**PROBLEM STATEMENT**
Can you print the data exactly and leave out each image?

**MATERIAL**

* * * *

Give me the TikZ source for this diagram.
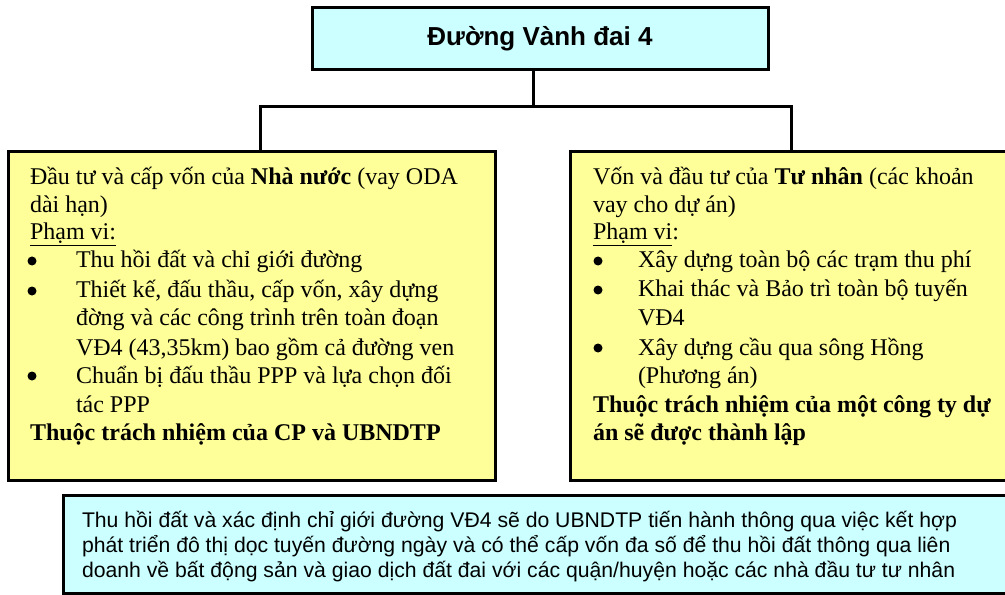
\documentclass[tikz,border=0pt]{standalone}
\usepackage{fontspec}
\setmainfont{Liberation Serif}
\setsansfont{Liberation Sans}
\definecolor{boxcyan}{HTML}{CCFFFF}
\definecolor{boxyellow}{HTML}{FFFF99}
\tikzset{
  frame/.style={draw=black, line width=3bp, inner sep=0pt, outer sep=0pt},
  conn/.style={draw=black, line width=3bp},
  ln/.style={anchor=base west, inner sep=0pt, outer sep=0pt, font=\fontsize{24bp}{28bp}\selectfont},
  dot/.style={circle, fill=black, draw=none, inner sep=0pt, outer sep=0pt, minimum size=9bp},
  sl/.style={anchor=base west, inner sep=0pt, outer sep=0pt, font=\sffamily\fontsize{21.2bp}{25bp}\selectfont},
}
\newcommand{\ul}[1]{\underline{#1}}
\begin{document}
\begin{tikzpicture}[x=1bp,y=-1bp]
\useasboundingbox (0,0) rectangle (1005,595);
% boxes
\node[frame, fill=boxcyan, minimum width=456bp, minimum height=62bp] (top) at (540,39) {};
\node[anchor=base, inner sep=0pt, font=\sffamily\bfseries\fontsize{26bp}{30bp}\selectfont] (title) at (540,46) {Đường Vành đai 4};
\node[frame, fill=boxyellow, minimum width=487bp, minimum height=328bp, anchor=north west] (left) at (8,152) {};
\node[frame, fill=boxyellow, minimum width=445bp, minimum height=328bp, anchor=north west] (right) at (570,152) {};
\node[frame, fill=boxcyan, minimum width=955bp, minimum height=98bp, anchor=north west] (bot) at (63,495) {};
% connectors
\coordinate (j) at (533,107);
\coordinate (jl) at (260,107);
\coordinate (jr) at (791,107);
\draw[conn] (j |- top.south) -- (j);
\draw[conn] (jl |- left.north) -- (jl) -- (jr) -- (jr |- right.north);
% left text
\node[ln] (l1) at (30,185) {Đầu tư và cấp vốn của \textbf{Nhà nước} (vay ODA};
\node[ln] (l2) at (30,213) {dài hạn)};
\node[ln] (l3) at (30,240) {\ul{Phạm vi:}};
\node[dot] (lb1) at (32,261) {};
\node[ln] (l4) at (76,268) {Thu hồi đất và chỉ giới đường};
\node[dot] (lb2) at (32,291) {};
\node[ln] (l5) at (76,298) {Thiết kế, đấu thầu, cấp vốn, xây dựng};
\node[dot] (lb3) at (32,376) {};
\node[ln] (l6) at (76,325) {đờng và các công trình trên toàn đoạn};
\node[ln] (l7) at (76,355) {VĐ4 (43,35km) bao gồm cả đường ven};
\node[ln] (l8) at (76,383) {Chuẩn bị đấu thầu PPP và lựa chọn đối};
\node[ln] (l9) at (76,412) {tác PPP};
\node[ln] (l10) at (30,440) {\textbf{Thuộc trách nhiệm của CP và UBNDTP}};
% right text
\node[ln] (r1) at (593,185) {Vốn và đầu tư của \textbf{Tư nhân} (các khoản};
\node[ln] (r2) at (593,213) {vay cho dự án)};
\node[ln] (r3) at (593,240) {\ul{Phạm vi}:};
\node[dot] (rb1) at (598,261) {};
\node[ln] (r4) at (638,268) {Xây dựng toàn bộ các trạm thu phí};
\node[dot] (rb2) at (598,290) {};
\node[ln] (r5) at (638,297) {Khai thác và Bảo trì toàn bộ tuyến};
\node[ln] (r6) at (638,325) {VĐ4};
\node[dot] (rb3) at (598,348) {};
\node[ln] (r7) at (638,355) {Xây dựng cầu qua sông Hồng};
\node[ln] (r8) at (638,383) {(Phương án)};
\node[ln] (r9) at (593,412) {\textbf{Thuộc trách nhiệm của một công ty dự}};
\node[ln] (r10) at (593,440) {\textbf{án sẽ được thành lập}};
% bottom text
\node[sl] (b1) at (82,527) {Thu hồi đất và xác định chỉ giới đường VĐ4 sẽ do UBNDTP tiến hành thông qua việc kết hợp};
\node[sl] (b2) at (82,552) {phát triển đô thị dọc tuyến đường ngày và có thể cấp vốn đa số để thu hồi đất thông qua liên};
\node[sl] (b3) at (82,577) {doanh về bất động sản và giao dịch đất đai với các quận/huyện hoặc các nhà đầu tư tư nhân};
\end{tikzpicture}
\end{document}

* * * *

**TASK SOLUTION**
Give me the TikZ source for this diagram.
\documentclass[tikz,border=0pt]{standalone}
\usepackage{fontspec}
\setmainfont{Liberation Serif}
\setsansfont{Liberation Sans}
\definecolor{boxcyan}{HTML}{CCFFFF}
\definecolor{boxyellow}{HTML}{FFFF99}
\tikzset{
  frame/.style={draw=black, line width=3bp, inner sep=0pt, outer sep=0pt},
  conn/.style={draw=black, line width=3bp},
  ln/.style={anchor=base west, inner sep=0pt, outer sep=0pt, font=\fontsize{24bp}{28bp}\selectfont},
  dot/.style={circle, fill=black, draw=none, inner sep=0pt, outer sep=0pt, minimum size=9bp},
  sl/.style={anchor=base west, inner sep=0pt, outer sep=0pt, font=\sffamily\fontsize{21.2bp}{25bp}\selectfont},
}
\newcommand{\ul}[1]{\underline{#1}}
\begin{document}
\begin{tikzpicture}[x=1bp,y=-1bp]
\useasboundingbox (0,0) rectangle (1005,595);
% boxes
\node[frame, fill=boxcyan, minimum width=456bp, minimum height=62bp] (top) at (540,39) {};
\node[anchor=base, inner sep=0pt, font=\sffamily\bfseries\fontsize{26bp}{30bp}\selectfont] (title) at (540,46) {Đường Vành đai 4};
\node[frame, fill=boxyellow, minimum width=487bp, minimum height=328bp, anchor=north west] (left) at (8,152) {};
\node[frame, fill=boxyellow, minimum width=445bp, minimum height=328bp, anchor=north west] (right) at (570,152) {};
\node[frame, fill=boxcyan, minimum width=955bp, minimum height=98bp, anchor=north west] (bot) at (63,495) {};
% connectors
\coordinate (j) at (533,107);
\coordinate (jl) at (260,107);
\coordinate (jr) at (791,107);
\draw[conn] (j |- top.south) -- (j);
\draw[conn] (jl |- left.north) -- (jl) -- (jr) -- (jr |- right.north);
% left text
\node[ln] (l1) at (30,185) {Đầu tư và cấp vốn của \textbf{Nhà nước} (vay ODA};
\node[ln] (l2) at (30,213) {dài hạn)};
\node[ln] (l3) at (30,240) {\ul{Phạm vi:}};
\node[dot] (lb1) at (32,261) {};
\node[ln] (l4) at (76,268) {Thu hồi đất và chỉ giới đường};
\node[dot] (lb2) at (32,291) {};
\node[ln] (l5) at (76,298) {Thiết kế, đấu thầu, cấp vốn, xây dựng};
\node[dot] (lb3) at (32,376) {};
\node[ln] (l6) at (76,325) {đờng và các công trình trên toàn đoạn};
\node[ln] (l7) at (76,355) {VĐ4 (43,35km) bao gồm cả đường ven};
\node[ln] (l8) at (76,383) {Chuẩn bị đấu thầu PPP và lựa chọn đối};
\node[ln] (l9) at (76,412) {tác PPP};
\node[ln] (l10) at (30,440) {\textbf{Thuộc trách nhiệm của CP và UBNDTP}};
% right text
\node[ln] (r1) at (593,185) {Vốn và đầu tư của \textbf{Tư nhân} (các khoản};
\node[ln] (r2) at (593,213) {vay cho dự án)};
\node[ln] (r3) at (593,240) {\ul{Phạm vi}:};
\node[dot] (rb1) at (598,261) {};
\node[ln] (r4) at (638,268) {Xây dựng toàn bộ các trạm thu phí};
\node[dot] (rb2) at (598,290) {};
\node[ln] (r5) at (638,297) {Khai thác và Bảo trì toàn bộ tuyến};
\node[ln] (r6) at (638,325) {VĐ4};
\node[dot] (rb3) at (598,348) {};
\node[ln] (r7) at (638,355) {Xây dựng cầu qua sông Hồng};
\node[ln] (r8) at (638,383) {(Phương án)};
\node[ln] (r9) at (593,412) {\textbf{Thuộc trách nhiệm của một công ty dự}};
\node[ln] (r10) at (593,440) {\textbf{án sẽ được thành lập}};
% bottom text
\node[sl] (b1) at (82,527) {Thu hồi đất và xác định chỉ giới đường VĐ4 sẽ do UBNDTP tiến hành thông qua việc kết hợp};
\node[sl] (b2) at (82,552) {phát triển đô thị dọc tuyến đường ngày và có thể cấp vốn đa số để thu hồi đất thông qua liên};
\node[sl] (b3) at (82,577) {doanh về bất động sản và giao dịch đất đai với các quận/huyện hoặc các nhà đầu tư tư nhân};
\end{tikzpicture}
\end{document}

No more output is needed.